Hoping to strike the right balance, professional but probing, I thought I might ask Putin: What is the meaning of the Sochi Olympics for the Russian people? Then I imagined he would purse his lips, as he is known to do upon fielding a dull question, and quack out a pat reply. That wouldn't do. As one of my colleagues asked me why I wanted to go to war with Syria, I thought I should ask Putin something as provocative. There was no shortage of material.

These are Putin's Games, after all, a product of the ego, built by blunt command. The command is to construct a stage on which the style of Putin's "managed democracy" will enlighten the world. Yet as the Olympics approach, that stage sure is getting crowded. The Russian parliament recently ratified a bill, signed by Putin, that outlaws gay propaganda. And just 200 miles north over the Caucasus Mountains, the leaders of Russia's Islamic insurgency have pledged to disrupt the Olympics with terrorist violence. Every country has its troubles, but given Russia's theatrical scope, here problems assume dramatic proportions.

We arrived at the coastal cluster, a collection of ice rinks where the skating competitions will take place. Several men in dark suits ran us through a body scanner. The detector emitted a few beeps and blips, but no one seemed to pay much attention.

We waited in the hockey rink's press room for a few hours, but no sign of Putin. He is a notorious dawdler. He has kept the pope waiting for him. Queen Elizabeth too.
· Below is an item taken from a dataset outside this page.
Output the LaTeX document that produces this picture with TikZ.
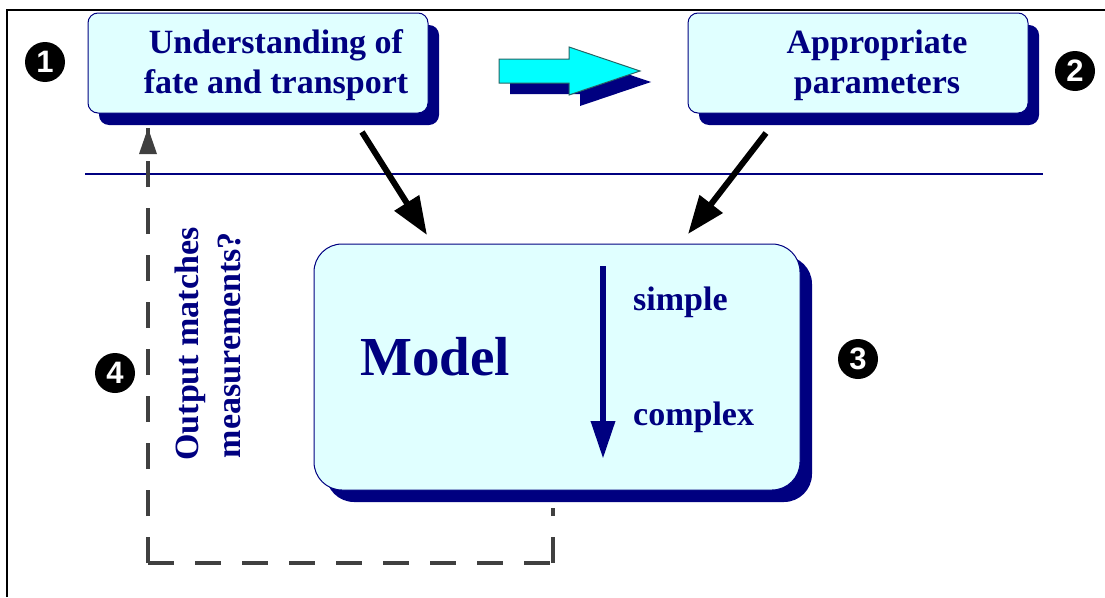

He is also tautly disciplined. He carries himself with controlled menace and rarely smiles. When he walks into a room and coolly levels his gaze at those gathered around him, this is no act. His opponents have routinely wound up in exile or in prison. In Putin, there is nothing of a Western political leader, the perpetual candidate who charms his public, conveying a personable disposition. Putin is in charge, and he doesn't care what anybody thinks.